Director Clyde Simon brings effective performances out of the cast, particularly in the two lead roles. Jennifer Turpeau is thoroughly believable as Gabriela, the wife who longs for the spontaneous spark that first attracted her to her husband. Possessed of a gorgeous face and a body as hard as a sunbaked mesa, Turpeau smolders with anger and swoons under the ministrations of both Benito and the moon man. Tom Kondilas plays Benito with understatement, throwing away many lines to clear space for his character's strength to show through. His defense of his military life is compelling: "You think I'm common, but I'm not," he tells his wife. "I can survive in the middle of nowhere with a shoestring and a mirror. I defended an oppressed country. I was in history."

As the cat and coyote, Amy Bistok and Geoffrey Hoffman capture a quadrupedal authenticity as they tease about devouring each other, sexually and otherwise. And Wes Shofner, a most tumescent, er, full moon, gets off some good gibes, complaining about Shakespeare calling him "inconstant" and being referred to in the wrong gender. (It is his titillating tango and an allusion to Dalí's melting masterpiece "The Persistence of Memory" that inspires Gabriela to utter the title line.)

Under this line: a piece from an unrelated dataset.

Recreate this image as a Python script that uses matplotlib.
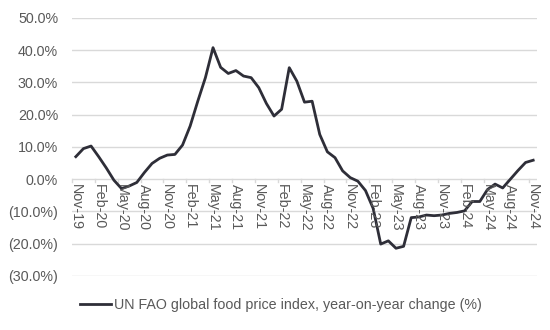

The side story of callow Martin (Robert Walter) trying to get into Gabriela's pants might seem a humorous diversion, but his single-minded fixation, at first harmless, turns darker toward the end. The playwright leaves that thread hanging, since it would have taken at least another act to work through those complications. But there is plenty to chew on in this production, which is enhanced by colorful screen graphics, designed by Eric Wahl, of an ever-so-slightly-changing desert and moon. Salvador, we're guessing, would approve.